*** DATA PROVIDED
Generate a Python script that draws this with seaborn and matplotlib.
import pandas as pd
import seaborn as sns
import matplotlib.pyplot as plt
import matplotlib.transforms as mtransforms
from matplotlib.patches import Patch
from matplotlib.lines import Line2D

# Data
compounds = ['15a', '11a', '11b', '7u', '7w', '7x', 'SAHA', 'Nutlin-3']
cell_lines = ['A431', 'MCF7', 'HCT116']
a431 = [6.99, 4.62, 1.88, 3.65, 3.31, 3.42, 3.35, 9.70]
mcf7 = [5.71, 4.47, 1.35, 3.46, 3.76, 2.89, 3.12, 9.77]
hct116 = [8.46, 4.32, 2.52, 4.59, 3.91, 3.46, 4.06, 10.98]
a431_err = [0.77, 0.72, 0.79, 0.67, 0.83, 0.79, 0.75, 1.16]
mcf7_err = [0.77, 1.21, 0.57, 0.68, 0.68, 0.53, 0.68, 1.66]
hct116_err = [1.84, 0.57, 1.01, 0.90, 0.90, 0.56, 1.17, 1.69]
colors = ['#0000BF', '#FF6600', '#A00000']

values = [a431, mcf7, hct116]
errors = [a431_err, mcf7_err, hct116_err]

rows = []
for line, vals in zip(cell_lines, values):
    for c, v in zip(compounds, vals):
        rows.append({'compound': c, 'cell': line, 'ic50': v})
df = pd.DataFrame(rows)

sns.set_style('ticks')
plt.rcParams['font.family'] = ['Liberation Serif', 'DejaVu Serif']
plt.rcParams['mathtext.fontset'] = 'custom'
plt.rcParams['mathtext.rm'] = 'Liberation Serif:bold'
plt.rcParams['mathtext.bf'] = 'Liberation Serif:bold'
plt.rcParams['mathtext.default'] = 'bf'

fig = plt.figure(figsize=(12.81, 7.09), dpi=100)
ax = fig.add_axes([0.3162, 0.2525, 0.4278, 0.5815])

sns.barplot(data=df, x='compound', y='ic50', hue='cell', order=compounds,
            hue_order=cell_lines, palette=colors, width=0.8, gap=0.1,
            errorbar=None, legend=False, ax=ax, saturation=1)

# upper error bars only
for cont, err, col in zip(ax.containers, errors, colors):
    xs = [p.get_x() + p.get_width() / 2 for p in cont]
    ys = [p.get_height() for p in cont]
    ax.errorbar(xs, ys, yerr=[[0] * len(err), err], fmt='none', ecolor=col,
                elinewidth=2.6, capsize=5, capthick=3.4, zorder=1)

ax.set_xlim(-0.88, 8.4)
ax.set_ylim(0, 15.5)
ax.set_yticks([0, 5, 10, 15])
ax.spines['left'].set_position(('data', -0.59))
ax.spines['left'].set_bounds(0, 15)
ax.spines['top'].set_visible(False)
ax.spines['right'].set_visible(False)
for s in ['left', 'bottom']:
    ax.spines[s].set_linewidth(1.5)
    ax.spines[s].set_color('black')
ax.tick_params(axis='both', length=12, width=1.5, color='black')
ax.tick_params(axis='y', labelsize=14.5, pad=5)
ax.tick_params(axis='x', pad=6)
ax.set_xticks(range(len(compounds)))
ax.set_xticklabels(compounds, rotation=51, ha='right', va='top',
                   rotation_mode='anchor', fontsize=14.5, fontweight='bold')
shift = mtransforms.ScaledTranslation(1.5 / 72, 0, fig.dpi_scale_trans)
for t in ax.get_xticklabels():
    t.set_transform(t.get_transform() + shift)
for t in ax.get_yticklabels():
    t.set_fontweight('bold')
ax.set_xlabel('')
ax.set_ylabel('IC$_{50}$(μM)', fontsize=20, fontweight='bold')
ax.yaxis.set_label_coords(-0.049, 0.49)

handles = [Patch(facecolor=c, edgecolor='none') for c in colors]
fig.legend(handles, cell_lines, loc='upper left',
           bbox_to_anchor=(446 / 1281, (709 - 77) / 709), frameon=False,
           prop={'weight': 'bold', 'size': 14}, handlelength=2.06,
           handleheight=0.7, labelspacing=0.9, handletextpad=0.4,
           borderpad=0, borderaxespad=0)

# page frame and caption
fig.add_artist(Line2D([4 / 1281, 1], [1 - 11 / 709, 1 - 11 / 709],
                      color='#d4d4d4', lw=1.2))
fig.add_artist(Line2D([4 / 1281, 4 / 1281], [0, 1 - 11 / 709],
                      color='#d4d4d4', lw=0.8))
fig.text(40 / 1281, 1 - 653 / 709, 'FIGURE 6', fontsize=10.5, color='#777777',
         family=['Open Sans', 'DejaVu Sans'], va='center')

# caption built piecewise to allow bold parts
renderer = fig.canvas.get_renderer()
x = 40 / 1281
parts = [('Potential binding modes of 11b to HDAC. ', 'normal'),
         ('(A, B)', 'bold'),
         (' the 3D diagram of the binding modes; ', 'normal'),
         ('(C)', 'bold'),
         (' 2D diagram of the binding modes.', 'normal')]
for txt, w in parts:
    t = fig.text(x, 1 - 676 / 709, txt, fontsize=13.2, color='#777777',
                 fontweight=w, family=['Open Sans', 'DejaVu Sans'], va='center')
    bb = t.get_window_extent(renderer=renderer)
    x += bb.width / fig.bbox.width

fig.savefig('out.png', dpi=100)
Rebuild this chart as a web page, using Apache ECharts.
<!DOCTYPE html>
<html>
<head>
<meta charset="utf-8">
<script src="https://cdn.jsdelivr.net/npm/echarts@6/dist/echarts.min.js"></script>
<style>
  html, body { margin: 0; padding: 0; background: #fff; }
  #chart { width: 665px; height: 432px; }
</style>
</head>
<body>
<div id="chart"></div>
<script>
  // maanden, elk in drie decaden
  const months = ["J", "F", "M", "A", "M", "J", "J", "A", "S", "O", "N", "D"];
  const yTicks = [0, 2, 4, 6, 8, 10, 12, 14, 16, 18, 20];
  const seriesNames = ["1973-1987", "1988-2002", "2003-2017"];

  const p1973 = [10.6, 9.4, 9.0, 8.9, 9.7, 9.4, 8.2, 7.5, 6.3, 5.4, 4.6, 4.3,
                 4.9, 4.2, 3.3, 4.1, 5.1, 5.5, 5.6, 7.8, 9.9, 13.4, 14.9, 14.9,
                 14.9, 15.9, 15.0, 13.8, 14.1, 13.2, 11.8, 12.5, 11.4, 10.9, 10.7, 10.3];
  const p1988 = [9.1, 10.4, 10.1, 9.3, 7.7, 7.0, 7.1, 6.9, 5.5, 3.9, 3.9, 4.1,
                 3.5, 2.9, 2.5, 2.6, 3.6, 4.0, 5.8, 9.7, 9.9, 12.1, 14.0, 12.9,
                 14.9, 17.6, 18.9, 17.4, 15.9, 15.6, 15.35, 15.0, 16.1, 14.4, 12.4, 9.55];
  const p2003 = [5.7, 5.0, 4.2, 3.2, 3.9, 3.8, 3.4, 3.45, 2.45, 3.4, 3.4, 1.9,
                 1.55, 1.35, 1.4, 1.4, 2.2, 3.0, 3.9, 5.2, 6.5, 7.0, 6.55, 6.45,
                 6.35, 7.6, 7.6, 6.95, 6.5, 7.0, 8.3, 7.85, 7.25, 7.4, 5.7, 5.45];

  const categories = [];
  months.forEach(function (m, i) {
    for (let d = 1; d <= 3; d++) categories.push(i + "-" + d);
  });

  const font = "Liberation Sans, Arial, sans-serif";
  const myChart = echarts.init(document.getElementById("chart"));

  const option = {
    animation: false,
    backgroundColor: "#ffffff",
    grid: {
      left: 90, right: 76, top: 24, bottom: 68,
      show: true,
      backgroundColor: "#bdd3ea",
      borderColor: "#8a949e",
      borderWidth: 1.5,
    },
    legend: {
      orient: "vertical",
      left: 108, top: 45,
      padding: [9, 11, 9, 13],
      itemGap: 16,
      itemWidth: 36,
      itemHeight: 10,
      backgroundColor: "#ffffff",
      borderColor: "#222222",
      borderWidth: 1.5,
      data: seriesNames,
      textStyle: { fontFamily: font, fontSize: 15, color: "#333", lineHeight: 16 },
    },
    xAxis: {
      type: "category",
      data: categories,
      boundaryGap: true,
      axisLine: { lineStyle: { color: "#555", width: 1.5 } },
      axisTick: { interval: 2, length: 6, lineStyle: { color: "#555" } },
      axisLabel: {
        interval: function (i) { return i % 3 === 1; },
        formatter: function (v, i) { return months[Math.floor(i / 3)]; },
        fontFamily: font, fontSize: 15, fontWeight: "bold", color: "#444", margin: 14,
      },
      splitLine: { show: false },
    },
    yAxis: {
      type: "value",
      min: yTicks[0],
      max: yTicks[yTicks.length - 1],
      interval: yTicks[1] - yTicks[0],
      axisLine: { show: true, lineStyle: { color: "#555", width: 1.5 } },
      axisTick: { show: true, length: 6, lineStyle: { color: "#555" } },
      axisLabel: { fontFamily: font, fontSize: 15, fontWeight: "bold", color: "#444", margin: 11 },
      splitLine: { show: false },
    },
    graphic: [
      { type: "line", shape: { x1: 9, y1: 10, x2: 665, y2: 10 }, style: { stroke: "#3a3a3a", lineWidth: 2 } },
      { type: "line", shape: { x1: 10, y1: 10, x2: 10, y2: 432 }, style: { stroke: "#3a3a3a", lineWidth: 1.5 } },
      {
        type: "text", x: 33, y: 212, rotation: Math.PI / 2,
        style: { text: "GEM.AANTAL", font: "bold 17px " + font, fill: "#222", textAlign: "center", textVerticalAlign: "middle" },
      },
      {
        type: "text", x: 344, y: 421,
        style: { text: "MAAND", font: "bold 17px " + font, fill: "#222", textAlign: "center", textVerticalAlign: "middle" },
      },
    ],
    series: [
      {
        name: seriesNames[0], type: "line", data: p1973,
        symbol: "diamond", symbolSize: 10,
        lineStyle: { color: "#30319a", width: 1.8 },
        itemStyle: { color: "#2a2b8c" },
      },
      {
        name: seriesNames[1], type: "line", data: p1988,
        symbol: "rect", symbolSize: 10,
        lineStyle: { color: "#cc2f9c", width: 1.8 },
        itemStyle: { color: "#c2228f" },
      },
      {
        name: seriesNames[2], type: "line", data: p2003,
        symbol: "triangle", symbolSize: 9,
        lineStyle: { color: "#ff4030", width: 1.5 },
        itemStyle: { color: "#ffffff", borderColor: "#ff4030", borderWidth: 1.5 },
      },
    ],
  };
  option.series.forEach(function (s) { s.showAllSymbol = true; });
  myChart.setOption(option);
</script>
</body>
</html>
******
*** DATA PROVIDED
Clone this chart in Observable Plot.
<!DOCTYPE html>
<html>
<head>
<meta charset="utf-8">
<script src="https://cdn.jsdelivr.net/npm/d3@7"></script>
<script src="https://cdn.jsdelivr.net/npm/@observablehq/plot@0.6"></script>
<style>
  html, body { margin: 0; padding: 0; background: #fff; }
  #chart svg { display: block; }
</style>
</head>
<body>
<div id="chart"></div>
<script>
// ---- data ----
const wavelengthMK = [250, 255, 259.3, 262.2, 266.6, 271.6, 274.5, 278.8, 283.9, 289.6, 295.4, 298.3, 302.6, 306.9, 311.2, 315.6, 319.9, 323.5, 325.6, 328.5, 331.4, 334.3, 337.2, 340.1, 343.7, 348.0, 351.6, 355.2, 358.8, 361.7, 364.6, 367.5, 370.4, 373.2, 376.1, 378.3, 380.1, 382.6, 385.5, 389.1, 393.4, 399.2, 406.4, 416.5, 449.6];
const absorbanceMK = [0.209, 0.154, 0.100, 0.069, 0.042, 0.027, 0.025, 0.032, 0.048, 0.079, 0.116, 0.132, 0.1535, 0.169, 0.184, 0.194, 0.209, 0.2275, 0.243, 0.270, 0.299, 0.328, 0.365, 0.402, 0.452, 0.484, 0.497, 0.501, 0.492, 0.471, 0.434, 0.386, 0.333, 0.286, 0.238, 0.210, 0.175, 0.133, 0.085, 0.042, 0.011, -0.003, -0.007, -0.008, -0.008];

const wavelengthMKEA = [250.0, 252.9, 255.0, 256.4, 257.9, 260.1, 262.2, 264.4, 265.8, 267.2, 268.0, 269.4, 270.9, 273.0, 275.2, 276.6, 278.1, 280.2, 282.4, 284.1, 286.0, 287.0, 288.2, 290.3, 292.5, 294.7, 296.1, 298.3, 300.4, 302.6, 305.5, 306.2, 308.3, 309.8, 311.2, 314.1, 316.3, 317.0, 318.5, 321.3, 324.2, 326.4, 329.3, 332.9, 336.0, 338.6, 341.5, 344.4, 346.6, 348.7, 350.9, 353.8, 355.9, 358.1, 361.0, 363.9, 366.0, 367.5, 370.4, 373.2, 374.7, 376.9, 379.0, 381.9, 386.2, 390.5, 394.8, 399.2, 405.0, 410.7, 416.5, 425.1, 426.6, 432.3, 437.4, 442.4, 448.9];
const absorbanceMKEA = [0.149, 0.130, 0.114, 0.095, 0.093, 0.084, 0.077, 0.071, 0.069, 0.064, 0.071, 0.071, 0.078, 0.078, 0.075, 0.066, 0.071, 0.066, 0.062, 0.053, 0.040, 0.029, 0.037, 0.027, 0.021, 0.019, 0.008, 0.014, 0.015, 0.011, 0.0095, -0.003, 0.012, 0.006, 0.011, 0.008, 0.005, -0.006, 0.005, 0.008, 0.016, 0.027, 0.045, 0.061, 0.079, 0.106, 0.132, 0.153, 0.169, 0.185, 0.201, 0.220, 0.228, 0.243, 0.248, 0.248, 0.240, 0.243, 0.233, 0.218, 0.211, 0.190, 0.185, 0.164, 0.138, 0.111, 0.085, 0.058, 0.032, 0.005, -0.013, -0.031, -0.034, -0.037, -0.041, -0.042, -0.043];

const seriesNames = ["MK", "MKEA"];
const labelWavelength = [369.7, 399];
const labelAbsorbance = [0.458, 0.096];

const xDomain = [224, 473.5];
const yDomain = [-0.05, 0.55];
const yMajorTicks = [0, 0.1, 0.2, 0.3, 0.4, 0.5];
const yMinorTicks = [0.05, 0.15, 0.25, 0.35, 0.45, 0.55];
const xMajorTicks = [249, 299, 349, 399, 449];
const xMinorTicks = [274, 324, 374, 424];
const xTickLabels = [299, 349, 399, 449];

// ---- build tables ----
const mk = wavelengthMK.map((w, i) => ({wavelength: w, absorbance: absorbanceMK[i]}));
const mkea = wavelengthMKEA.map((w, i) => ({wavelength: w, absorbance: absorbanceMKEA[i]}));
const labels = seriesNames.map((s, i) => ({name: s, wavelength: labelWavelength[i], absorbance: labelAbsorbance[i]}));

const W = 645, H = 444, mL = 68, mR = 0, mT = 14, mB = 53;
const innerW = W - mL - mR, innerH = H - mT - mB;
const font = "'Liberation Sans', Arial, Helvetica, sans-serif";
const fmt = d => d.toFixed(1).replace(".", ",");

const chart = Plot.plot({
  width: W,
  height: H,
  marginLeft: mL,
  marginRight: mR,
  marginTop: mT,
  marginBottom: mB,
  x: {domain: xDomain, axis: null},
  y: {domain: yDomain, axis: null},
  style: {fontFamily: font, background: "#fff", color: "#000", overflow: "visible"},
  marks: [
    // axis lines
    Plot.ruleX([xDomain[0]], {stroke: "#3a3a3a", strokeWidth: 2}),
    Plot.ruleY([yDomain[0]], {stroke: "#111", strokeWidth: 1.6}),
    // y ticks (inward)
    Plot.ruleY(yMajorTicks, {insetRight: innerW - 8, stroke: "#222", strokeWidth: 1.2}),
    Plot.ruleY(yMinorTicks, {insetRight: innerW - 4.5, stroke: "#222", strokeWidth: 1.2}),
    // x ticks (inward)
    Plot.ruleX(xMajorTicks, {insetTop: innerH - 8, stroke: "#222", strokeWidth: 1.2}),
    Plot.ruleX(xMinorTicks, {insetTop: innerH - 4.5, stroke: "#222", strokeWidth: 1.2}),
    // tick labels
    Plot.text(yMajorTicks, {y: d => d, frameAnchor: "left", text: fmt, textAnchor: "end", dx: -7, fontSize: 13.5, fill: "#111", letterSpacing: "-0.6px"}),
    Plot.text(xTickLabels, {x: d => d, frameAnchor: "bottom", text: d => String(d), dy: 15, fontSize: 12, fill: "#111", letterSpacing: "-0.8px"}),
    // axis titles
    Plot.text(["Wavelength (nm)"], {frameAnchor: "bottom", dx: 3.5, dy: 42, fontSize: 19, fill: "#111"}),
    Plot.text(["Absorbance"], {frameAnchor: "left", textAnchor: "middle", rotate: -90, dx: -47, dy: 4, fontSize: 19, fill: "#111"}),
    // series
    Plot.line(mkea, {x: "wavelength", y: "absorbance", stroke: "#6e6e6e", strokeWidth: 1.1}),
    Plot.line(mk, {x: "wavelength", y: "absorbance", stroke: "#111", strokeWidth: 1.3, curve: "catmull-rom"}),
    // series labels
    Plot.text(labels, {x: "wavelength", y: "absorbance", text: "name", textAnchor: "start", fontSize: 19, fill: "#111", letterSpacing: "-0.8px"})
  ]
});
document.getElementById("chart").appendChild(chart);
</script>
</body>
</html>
******
▶ _STATED PROBLEM_:
Nothing outside the span should appear: copy exactly from the line with "Generate a Python" through the line with "errors = [a431_err, mcf7_err, hct116_err]".

▶ _FINISHED EXERCISE_:
Generate a Python script that draws this with seaborn and matplotlib.
import pandas as pd
import seaborn as sns
import matplotlib.pyplot as plt
import matplotlib.transforms as mtransforms
from matplotlib.patches import Patch
from matplotlib.lines import Line2D

# Data
compounds = ['15a', '11a', '11b', '7u', '7w', '7x', 'SAHA', 'Nutlin-3']
cell_lines = ['A431', 'MCF7', 'HCT116']
a431 = [6.99, 4.62, 1.88, 3.65, 3.31, 3.42, 3.35, 9.70]
mcf7 = [5.71, 4.47, 1.35, 3.46, 3.76, 2.89, 3.12, 9.77]
hct116 = [8.46, 4.32, 2.52, 4.59, 3.91, 3.46, 4.06, 10.98]
a431_err = [0.77, 0.72, 0.79, 0.67, 0.83, 0.79, 0.75, 1.16]
mcf7_err = [0.77, 1.21, 0.57, 0.68, 0.68, 0.53, 0.68, 1.66]
hct116_err = [1.84, 0.57, 1.01, 0.90, 0.90, 0.56, 1.17, 1.69]
colors = ['#0000BF', '#FF6600', '#A00000']

values = [a431, mcf7, hct116]
errors = [a431_err, mcf7_err, hct116_err]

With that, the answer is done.